From Publishers Weekly

Rosen (Preaching Eugenics), a fellow of the Ethics and Public Policy Center, knows her King James Bible backward and forward. For this she thanks the fundamentalist school she attended from kindergarten until eighth grade, when her parents finally figured out "what we were learning about television, and movies, and, most important, about men and women." In many respects Keswick Christian School in the 1980s was like fabled Catholic schools of the 1950s: misbehaving students were paddled, girls forced to kneel on the floor to check skirt lengths, boys and girls required to keep a respectful six-inch distance from one another. But to Keswick students, Catholics and even some Protestants weren't true Christians, and it was incumbent upon the children to learn "strict morals and Bible belief" and then to "witness" to playmates and families.
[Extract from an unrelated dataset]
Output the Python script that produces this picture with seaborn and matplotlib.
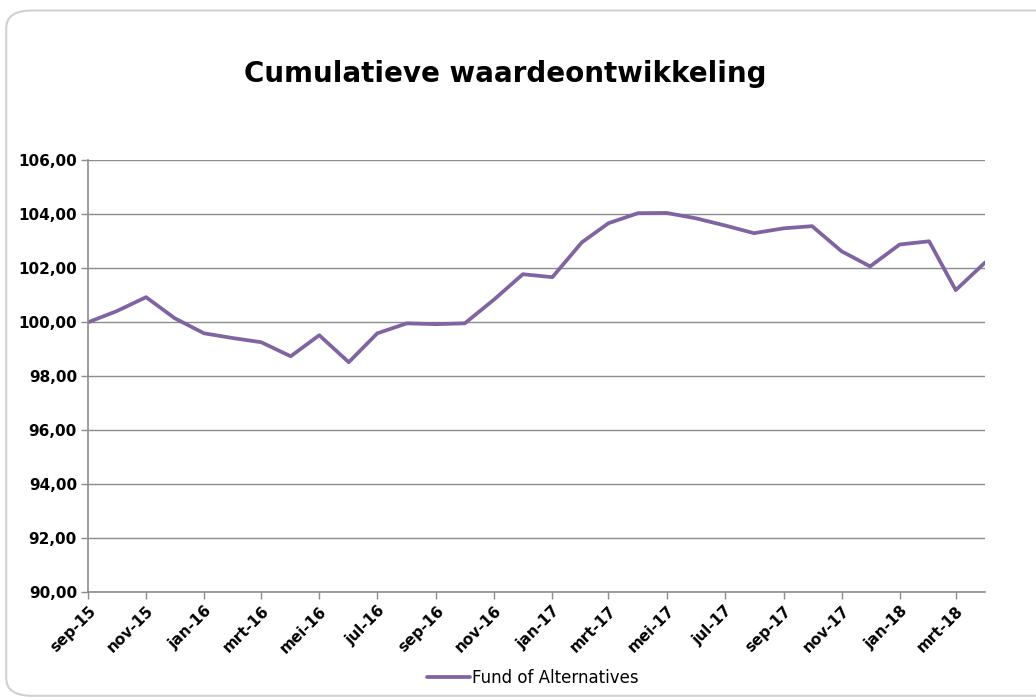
import matplotlib.pyplot as plt
import pandas as pd
import seaborn as sns
from matplotlib.patches import FancyBboxPatch

# Monthly cumulative value, sep-15 .. apr-18
dates = pd.date_range('2015-09-01', periods=32, freq='MS')
values = [100.00, 100.41, 100.93, 100.15, 99.59, 99.41, 99.26, 98.74,
          99.52, 98.52, 99.59, 99.96, 99.93, 99.96, 100.85, 101.78,
          101.67, 102.96, 103.67, 104.04, 104.05, 103.85, 103.59, 103.30,
          103.48, 103.56, 102.63, 102.07, 102.88, 103.00, 101.19, 102.22]
month_names = ['jan', 'feb', 'mrt', 'apr', 'mei', 'jun',
               'jul', 'aug', 'sep', 'okt', 'nov', 'dec']
series_name = 'Fund of Alternatives'
y_ticks = [90, 92, 94, 96, 98, 100, 102, 104, 106]

df = pd.DataFrame({'date': dates, 'value': values, 'series': series_name})

sns.set_style('white')
plt.rcParams['font.family'] = ['DejaVu Sans']
plt.rcParams['text.color'] = 'black'
plt.rcParams['xtick.color'] = 'black'
plt.rcParams['ytick.color'] = 'black'

fig = plt.figure(figsize=(10.36, 7), dpi=100)
ax = fig.add_axes([0.085, 0.154, 0.866, 0.617])

# rounded chart frame
frame = FancyBboxPatch((0.006, 0.006), 1.1, 0.979, transform=fig.transFigure,
                       boxstyle='round,pad=0,rounding_size=0.025',
                       facecolor='none', edgecolor='#d0d0d0', linewidth=1.5,
                       zorder=-1)
fig.patches.append(frame)

sns.lineplot(data=df, x='date', y='value', hue='series', palette=['#8064a2'],
             linewidth=2.7, ax=ax)

ax.set_xlim(dates[0], dates[-1])
ax.set_ylim(90, 106)
ax.set_yticks(y_ticks)
ax.set_yticklabels([f'{v:.2f}'.replace('.', ',') for v in y_ticks],
                   fontweight='bold', fontsize=11)
tick_dates = dates[::2]
ax.set_xticks(tick_dates)
ax.set_xticklabels([f'{month_names[d.month - 1]}-{d.strftime("%y")}' for d in tick_dates],
                   rotation=45, ha='right', rotation_mode='anchor',
                   fontweight='bold', fontsize=11)
ax.grid(axis='y', color='#8c8c8c', linewidth=1)
ax.set_axisbelow(True)
for side in ['top', 'right']:
    ax.spines[side].set_visible(False)
for side in ['left', 'bottom']:
    ax.spines[side].set_color('#8c8c8c')
    ax.spines[side].set_linewidth(1.2)
ax.tick_params(axis='both', which='both', direction='out', length=5,
               color='#8c8c8c', width=1, pad=3, left=True, bottom=True)
ax.set_xlabel('')
ax.set_ylabel('')

fig.text(0.488, 0.895, 'Cumulatieve waardeontwikkeling', ha='center',
         va='center', fontsize=20, fontweight='bold')

ax.legend(loc='center', bbox_to_anchor=(0.514, 0.032),
          bbox_transform=fig.transFigure, frameon=False, fontsize=12,
          handlelength=2.6, handletextpad=0.1)

fig.savefig('out.png', dpi=100)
Alas, writes Rosen, "by the close of third grade, I found I'd not yet converted a single living soul." While young Christine was absorbing an ascetic worldview, her erratic mother was discovering—and unsuccessfully trying to interest her daughter in—Pentecostal fervor. Although today Rosen lives "an entirely secular life," her tone is affectionate rather than critical, and her subtle humor and ironically accurate descriptions will appeal to others with stringent religious backgrounds. (Jan.)
Copyright © Reed Business Information, a division of Reed Elsevier Inc. All rights reserved.

From Bookmarks Magazine

Though no longer a fundamentalist, Christine Rosen manages to spin a tale of her childhood that is mostly free of animosity. Critics appreciate her open-mindedness and vivid prose, as well as the insight she gives into a child's predisposition to believe. Some reviewers cited a lack of context (how fundamentalism compares to other tenants in Christianity) and an inadequate explanation of how her upbringing affects her today. A few also fault My Fundamentalist Education for not furthering the debate between faith and evolution, but the criticism sputters like ideological rabble rousing. Rosen, a fellow at the Ethics and Public Policy Center and author of Preaching Eugenics, intended to write a personal story of her childhood, a feat most reviewers feel she's accomplished.

Copyright © 2004 Phillips & Nelson Media, Inc.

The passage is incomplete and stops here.